— Я бываю в университетских кампусах за рубежом, в Америке и в Европе, — сказал он, — и свидетельствую: книга Оме встречена с большим интересом, она активно используется для делегитимизации существования нашего государства, у нее есть шансы стать новым «Майн кампф».
Встал впереди нас из второго ряда и выступил с места невысокий господин с круглым животиком и естественного происхождения тонзурой на довольно широком темени. Он предложил собственное определение еврейского народа.
— Евреи, — сказал он, — это те конкретные люди, которые по собственному желанию или волею обстоятельств несут на своих плечах нарратив от Авраама до Холокоста.
— Этот народ, — продолжил он, то ли намеренно пренебрегая четкостью в построении предложения, то ли претендуя на образность изложения, — ныне разделяется на две части: на Вуди Аллена и Шестидневную войну, а та половина нарратива, которая — Шестидневная война, намертво связана с этой землей.

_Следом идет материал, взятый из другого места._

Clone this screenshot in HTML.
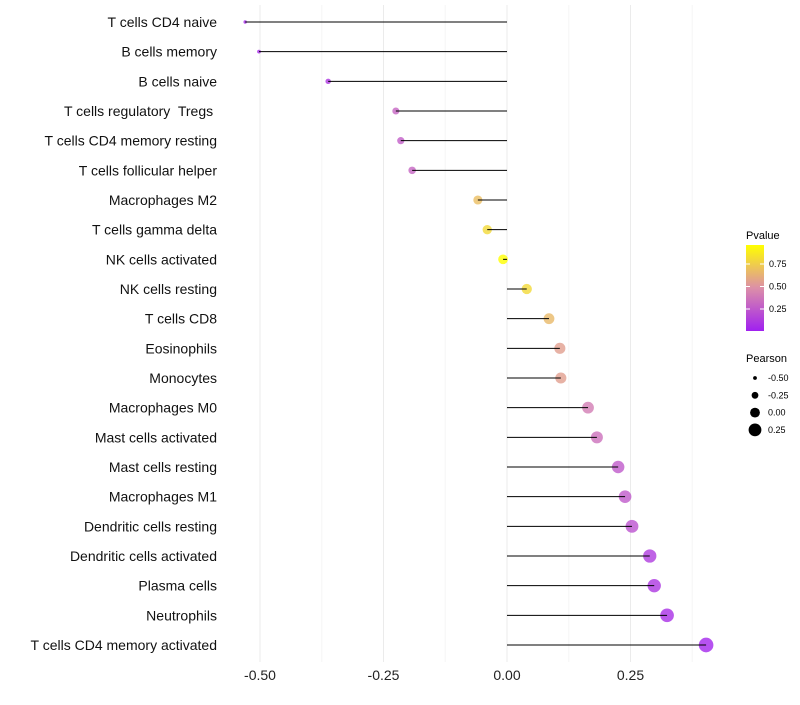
<!DOCTYPE html>
<html><head><meta charset="utf-8"><style>
body{margin:0;background:#fff;font-family:"Liberation Sans",sans-serif}
svg text{font-family:"Liberation Sans",sans-serif;white-space:pre}
</style></head><body>
<svg id="chart" width="800" height="700">
<defs><linearGradient id="pg" x1="0" y1="1" x2="0" y2="0">
<stop offset="0" stop-color="#a020f0"/><stop offset="0.5" stop-color="#dc8fa8"/><stop offset="1" stop-color="#ffff00"/>
</linearGradient></defs>
<g id="grid"></g>
<g id="dots"></g>
<g id="marks"></g>
<g id="ylabels"></g>
<g id="xlabels"></g>
<g>
<text x="746" y="239" font-size="11">Pvalue</text>
<rect x="746" y="245" width="18" height="86" fill="url(#pg)"/>
<g id="cbticks"></g>
</g>
<g id="sizeleg">
<text x="746" y="362" font-size="11">Pearson</text>
</g>
</svg>
<script>
const categories=["T cells CD4 naive","B cells memory","B cells naive","T cells regulatory  Tregs ","T cells CD4 memory resting","T cells follicular helper","Macrophages M2","T cells gamma delta","NK cells activated","NK cells resting","T cells CD8","Eosinophils","Monocytes","Macrophages M0","Mast cells activated","Mast cells resting","Macrophages M1","Dendritic cells resting","Dendritic cells activated","Plasma cells","Neutrophils","T cells CD4 memory activated"];
const pearson=[-0.530,-0.502,-0.362,-0.225,-0.215,-0.192,-0.059,-0.040,-0.008,0.040,0.085,0.107,0.109,0.164,0.182,0.225,0.239,0.253,0.289,0.298,0.324,0.403];
const pvalue=[0.04,0.05,0.1,0.3,0.27,0.3,0.68,0.8,0.96,0.8,0.66,0.55,0.55,0.4,0.35,0.25,0.25,0.22,0.12,0.1,0.07,0.03];
const xTicks=[-0.5,-0.25,0,0.25];
const xTickLabels=["-0.50","-0.25","0.00","0.25"];
const pTicks=[0.25,0.5,0.75];
const sizeTicks=[-0.5,-0.25,0,0.25];
const NS="http://www.w3.org/2000/svg";
const x=v=>507+v*494;
const y=i=>22+i*(623/21);
const r=v=>4.9+6*v;
const cy=p=>331.5-p*90;
function mk(t,a,parent){const e=document.createElementNS(NS,t);for(const k in a)e.setAttribute(k,a[k]);parent.appendChild(e);return e;}
function lerp(a,b,t){return a.map((v,i)=>Math.round(v+(b[i]-v)*t));}
function col(p){const t=Math.max(0,Math.min(1,p/0.96));const P=[160,32,240],M=[220,143,168],Y=[255,255,0];const c=t<0.5?lerp(P,M,t*2):lerp(M,Y,(t-0.5)*2);return `rgb(${c})`;}
const G=document.getElementById('grid'),M=document.getElementById('marks'),D=document.getElementById('dots'),YL=document.getElementById('ylabels'),XL=document.getElementById('xlabels');
[-0.375,-0.125,0.125,0.375].forEach(v=>{const l=mk('line',{x1:x(v),x2:x(v),y1:5,y2:662,stroke:'#f5f5f5','stroke-width':1},G);});
xTicks.forEach((v,i)=>{const l=mk('line',{x1:x(v),x2:x(v),y1:5,y2:662,stroke:'#ebebeb','stroke-width':1},G);
const t=mk('text',{x:x(v),y:680,'font-size':14,'text-anchor':'middle',fill:'#222'},XL);t.textContent=xTickLabels[i];});
categories.forEach((c,i)=>{const t=mk('text',{x:217,y:y(i)+5,'font-size':14,'text-anchor':'end',fill:'#111'},YL);t.textContent=c;
const d=mk('circle',{cx:x(pearson[i]),cy:y(i),r:r(pearson[i]),fill:col(pvalue[i]),'fill-opacity':0.8},D);
const l=mk('line',{x1:x(0),x2:x(pearson[i]),y1:y(i),y2:y(i),stroke:'#000','stroke-width':1},M);});
const CT=document.getElementById('cbticks');
pTicks.forEach(p=>{mk('line',{x1:746,x2:750,y1:cy(p),y2:cy(p),stroke:'#fff'},CT);mk('line',{x1:760,x2:764,y1:cy(p),y2:cy(p),stroke:'#fff'},CT);
const t=mk('text',{x:769,y:cy(p)+3,'font-size':9},CT);t.textContent=p.toFixed(2);});
const SL=document.getElementById('sizeleg');
sizeTicks.forEach((v,i)=>{const yy=378+i*17.3;const c=mk('circle',{cx:755,cy:yy,r:r(v),fill:'#000'},SL);
const t=mk('text',{x:768,y:yy+3,'font-size':9},SL);t.textContent=v.toFixed(2);});
</script>
</body></html>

— Он ошибается? — поинтересовалась моим мнением Эмма, но я к этому времени уже потерял интерес к происходящему, слишком близка была она от меня.
— А ты?
Эмма вздрогнула, она сразу осознала, что я думаю не об Оме и его книге. Мучительное чувство. Сладостное. Как мгновенно она понимает меня! Как мы близки! Конечно, — он прав, моя Эмма! Понесем вместе все, что пожелаешь! Авраама, еврейский нарратив, Вуди Аллена, Шестидневную войну!
— Зачем ты? — впервые вижу Эмму растерянной. Мне кажется, руки ее дрожат.

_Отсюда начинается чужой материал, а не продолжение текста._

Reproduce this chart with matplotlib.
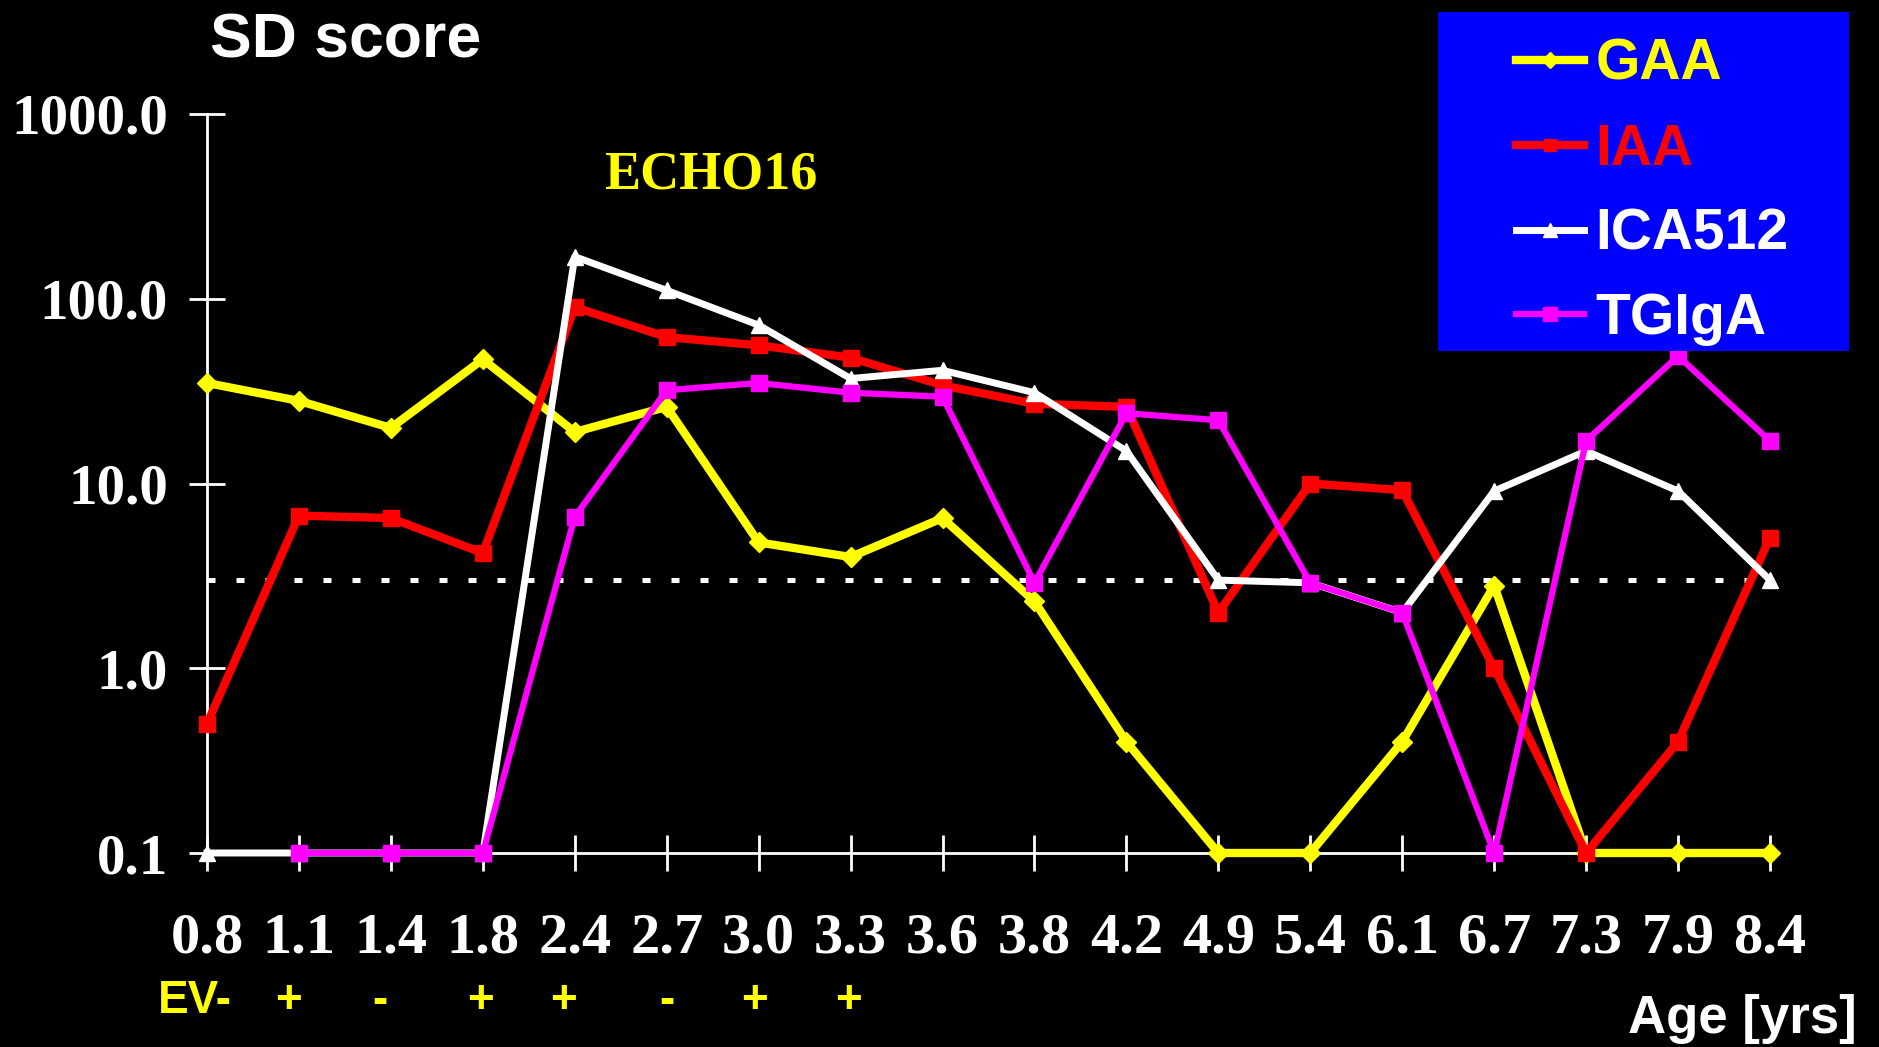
import numpy as np
import matplotlib
matplotlib.use('Agg')
import matplotlib.pyplot as plt
from matplotlib.patches import Rectangle
import matplotlib.transforms as mtransforms

# ages (categorical x axis)
ages = ['0.8', '1.1', '1.4', '1.8', '2.4', '2.7', '3.0', '3.3', '3.6',
        '3.8', '4.2', '4.9', '5.4', '6.1', '6.7', '7.3', '7.9', '8.4']

gaa = [35, 28, 20, 47, 19, 26, 4.8, 4.0, 6.5, 2.3, 0.4, 0.1, 0.1, 0.4, 2.8, 0.1, 0.1, 0.1]
iaa = [0.5, 6.7, 6.5, 4.2, 90, 62, 56, 48, 34, 27, 26, 2.0, 10, 9.2, 1.0, 0.1, 0.4, 5.1]
ica512 = [0.1, 0.1, 0.1, 0.1, 169, 111, 72, 37, 41, 31, 15, 3.0, 2.9, 2.0, 9.1, 15, 9.1, 3.0]
tgiga = [np.nan, 0.1, 0.1, 0.1, 6.6, 32, 35, 31, 29.5, 2.9, 24, 22, 2.9, 2.0, 0.1, 17, 49, 17]

cutoff = 3.0

yticks = [0.1, 1, 10, 100, 1000]
ytick_labels = ['0.1', '1.0', '10.0', '100.0', '1000.0']

ev_labels = ['+', '-', '+', '+', '-', '+', '+']
ev_pos = [0.89, 1.88, 2.97, 3.88, 5.0, 5.95, 6.98]

W, H = 1879, 1047
fig = plt.figure(figsize=(W / 100, H / 100), dpi=100, facecolor='black')
ax = fig.add_axes([207 / W, 1 - 853 / H, (1770 - 207) / W, (853 - 114) / H])
ax.set_facecolor('black')

x = np.arange(len(ages))

ax.axhline(cutoff, color='white', lw=3.6, linestyle=(0, (1.6, 4.2)), zorder=1)

ax.plot(x, gaa, color='#FFFF00', lw=6, marker='D', ms=10, label='GAA', clip_on=False, zorder=3)
ax.plot(x, iaa, color='#FF0000', lw=6, marker='s', ms=11, label='IAA', clip_on=False, zorder=4)
ax.plot(x, ica512, color='white', lw=5, marker='^', ms=12, label='ICA512', clip_on=False, zorder=5)
ax.plot(x, tgiga, color='#FF00FF', lw=4.5, marker='s', ms=12, label='TGIgA', clip_on=False, zorder=6)

ax.set_yscale('log')
ax.set_ylim(0.1, 1000)
ax.set_xlim(0, len(ages) - 1)
ax.set_yticks(yticks, ytick_labels)
ax.minorticks_off()
ax.set_xticks(x, ages)

for s in ['top', 'right']:
    ax.spines[s].set_visible(False)
for s in ['left', 'bottom']:
    ax.spines[s].set_color('white')
    ax.spines[s].set_linewidth(2)

ax.tick_params(axis='both', colors='white', direction='inout', length=26, width=2)
ax.tick_params(axis='y', pad=15)
ax.tick_params(axis='x', pad=30)
for lab in ax.get_xticklabels():
    lab.set_fontfamily('Liberation Serif')
    lab.set_fontweight('bold')
    lab.set_fontsize(42)
for lab in ax.get_yticklabels():
    lab.set_fontfamily('Liberation Serif')
    lab.set_fontweight('bold')
    lab.set_fontsize(41)

fig.text(210 / W, 1 - 11 / H, 'SD score', color='white', fontsize=45,
         fontweight='bold', family='Liberation Sans', ha='left', va='top')

ax.text(5.48, 465, 'ECHO16', color='#FFFF00', fontsize=39, fontweight='bold',
        family='Liberation Serif', ha='center', va='center')

trans = mtransforms.blended_transform_factory(ax.transData, fig.transFigure)
ev_y = 1 - 1001 / H
ax.text(-0.53, ev_y, 'EV-', color='#FFFF00', fontsize=33, fontweight='bold',
        family='Liberation Sans', ha='left', va='center', transform=trans, clip_on=False)
for p, lab in zip(ev_pos, ev_labels):
    ax.text(p, ev_y, lab, color='#FFFF00', fontsize=33, fontweight='bold',
            family='Liberation Sans', ha='center', va='center', transform=trans, clip_on=False)

fig.text(1857 / W, 1 - 1044 / H, 'Age [yrs]', color='white', fontsize=38,
         fontweight='bold', family='Liberation Sans', ha='right', va='bottom')

# legend box, above the plot lines
fig.patches.append(Rectangle((1438 / W, 1 - 351 / H), 411 / W, 339 / H,
                             transform=fig.transFigure, facecolor='#0000FF',
                             edgecolor='none', zorder=2))
handles, labels = ax.get_legend_handles_labels()
leg = fig.legend(handles, labels, loc='upper left', bbox_to_anchor=(1516 / W, 1 - 38 / H),
                 frameon=False,
                 prop={'family': 'Liberation Sans', 'weight': 'bold', 'size': 41},
                 handlelength=1.2, handletextpad=0.2, labelspacing=0.54,
                 borderpad=0, borderaxespad=0, markerscale=0.8)
for t, c in zip(leg.get_texts(), ['#FFFF00', '#FF0000', 'white', 'white']):
    t.set_color(c)
leg.set_zorder(10)

fig.savefig('out.png', dpi=100, facecolor='black')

— Что же касается самого произведения, — господин с не имеющей отношения к религии тонзурой кивнул в сторону лежавшего на столе президиума экземпляра «Подброшенных ублюдков», — то книга эта политически ангажирована до смешного и у нее чрезвычайно броское название. Вы без труда можете составить большой перечень книг такого рода. Знаете ли вы, что знаменитый литературный труд господина Шикльгрубера, был первоначально озаглавлен им «Четыре с половиной года борьбы против лжи, глупости и трусости»? Не слишком удачное название для бестселлера, правда? Потому издатель сократил его до «Моя борьба».
— Между прочим, — выступавший господин как-то очень по-ленински усмехнулся и потер руки, — обратите внимание, как не поскупился оформитель обложки на желтый оттенок в ее цветовой гамме.

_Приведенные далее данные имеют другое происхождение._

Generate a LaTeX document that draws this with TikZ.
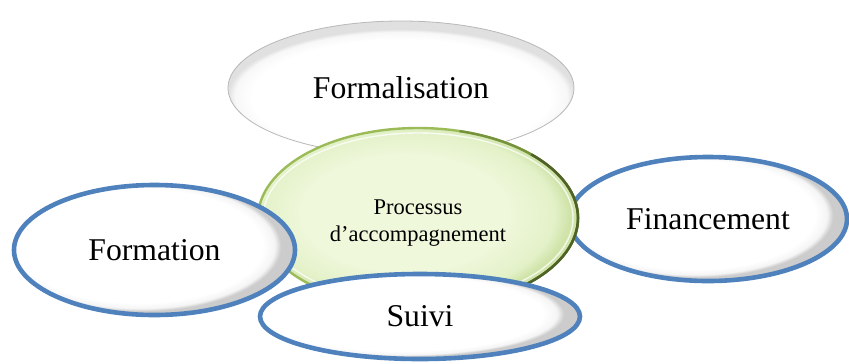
\documentclass[tikz,border=0pt]{standalone}
\usepackage{fontspec}
\setmainfont{Liberation Serif}
\usetikzlibrary{shapes.geometric,calc}
\definecolor{blueedge}{HTML}{4F81BD}
\definecolor{grnA}{HTML}{EFF8DB}
\definecolor{grnB}{HTML}{E3F1C8}
\definecolor{grnC}{HTML}{D0E4AA}
\definecolor{grnLight}{HTML}{9BBB59}
\definecolor{grnMid}{HTML}{76923C}
\definecolor{grnDark}{HTML}{4F6228}
\definecolor{rimgray}{HTML}{B8B8B8}
\definecolor{shA}{gray}{0.96}
\definecolor{shB}{gray}{0.80}
\definecolor{shC}{gray}{0.97}
\definecolor{shD}{gray}{0.88}
\pgfdeclareradialshading{wshade}{\pgfpoint{-5bp}{3bp}}{color(0bp)=(white); color(22bp)=(white); color(24bp)=(shA); color(25bp)=(shB); color(50bp)=(shB)}
\pgfdeclareradialshading{topshade}{\pgfpoint{0bp}{-6bp}}{color(0bp)=(white); color(21.5bp)=(white); color(24bp)=(shC); color(25bp)=(shD); color(50bp)=(shD)}
\pgfdeclareradialshading{grnshade}{\pgfpoint{-3bp}{2bp}}{color(0bp)=(grnA); color(16bp)=(grnA); color(23bp)=(grnB); color(25bp)=(grnC); color(50bp)=(grnC)}
\begin{document}
\begin{tikzpicture}[x=1bp,y=-1bp,
  blueell/.style={ellipse, draw=blueedge, line width=4.6bp, shading=wshade, inner sep=0pt,
    font=\fontsize{31.7bp}{36bp}\selectfont},
  grayell/.style={ellipse, draw=rimgray, line width=0.8bp, shading=topshade, inner sep=0pt,
    font=\fontsize{31.7bp}{36bp}\selectfont},
  greenell/.style={ellipse, draw=grnLight, line width=2.4bp, shading=grnshade, inner sep=0pt},
  smalltext/.style={align=center, inner sep=0pt, font=\fontsize{22.5bp}{27bp}\selectfont}]
\useasboundingbox (0,0) rectangle (849,363);
% top ellipse
\node[grayell, minimum width=346bp, minimum height=134bp] (form) at (401,88) {Formalisation};
% right ellipse (behind centre)
\node[blueell, minimum width=278bp, minimum height=124bp] (fin) at (708,219) {Financement};
% centre ellipse
\node[greenell, minimum width=320bp, minimum height=180bp] (C) at (418,218) {};
\draw[white, opacity=0.75, line width=1.4bp] (C.center) ellipse[x radius=155bp, y radius=85bp];
\draw[grnMid, line width=2.4bp] ($(C.center)+(75:160bp and 90bp)$)
  arc[start angle=75, end angle=-120, x radius=160bp, y radius=90bp];
\draw[grnDark, line width=2.6bp] ($(C.center)+(45:160bp and 90bp)$)
  arc[start angle=45, end angle=-95, x radius=160bp, y radius=90bp];
\node[smalltext] (Ctext) at (418,223) {Processus\\d’accompagnement};
% left ellipse
\node[blueell, minimum width=281bp, minimum height=130bp] (frm) at (154.5,250) {Formation};
% bottom ellipse
\node[blueell, minimum width=320bp, minimum height=85bp] (suivi) at (420,316.5) {Suivi};
\end{tikzpicture}
\end{document}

Господин был очень доволен собой. Но и это оказалось еще не все — не будь на нем простая футболка, а хотя бы рубашка, он, пожалуй, заложил бы ладошку между двумя соседними пуговицами на груди, ощутив пальцами негустой седеющий подшерсток, сбегающий вниз от видимого кустика, выбившегося над овалом его футболки.
— Одно обстоятельство, вытекающее из данного произведения, показалось мне особенно любопытным, — произнес он, всем своим видом готовя аудиторию к тому, что он собирался сейчас сказать и, наконец, выложил как козырную карту. — Ведь если, по автору, мы — лишь потомки хазар, а палестинцы являются наиболее вероятными потомками древних евреев, то обвинение в распятии Иисуса ложится на них, а не на наших предков.
— Вот, значит, зачем нам подбросили Оме и его книгу, — это отозвался энергичный татарин из третьего ряда, пока другие хихикали.
Из кулака приподнятой руки татарина миниатюрной ущербной луной выглянуло круглое сухое печенье. Становилось душно, несмотря на то, что оба кондиционера работали. Дама с балтийским акцентом открыла дверь на балкон, был уже вечер, снаружи повеяло прохладой и свежестью. От духоты, от произносимых речей, от близости Эммы, от присутствия и поведения Наполеона на меня накатило легкое беззаботное чувство свободы, безнаказанности, безответственности, безумия, и я теперь изо всех сил старался заразить им Эмму. Я откинулся на спинку пластмассового кресла. Мне видно было только ее плечо, выступившее из рукава легкого платья и ухо, открытое убранными наверх волосами. На плече — несколько веснушек. Я сосчитал — пять. Я пересчитывал веснушки под удары в висках. Удар — раз, удар — два, удар — три, удар — четыре, удар — пять. «Эмма!» На каждый счет «пять» я произношу ее имя. Я шепчу его так тихо, чтобы она не была уверена. Словно против ветра, будто в полете со снежной горки на санках. Словно шуточка. Доктор немного испортил конец истории. Зачем неубедительное раскаяние? У каждого доктора — свое персональное кладбище пациентов, у каждого писателя — испорченных рассказов, у каждого любящего — умерших чувств. Мое чувство — живо.
Пока я до звона в ушах был погружен в свою игру с Эммой, я пропустил, как последний оратор вдрызг поссорился с Оме.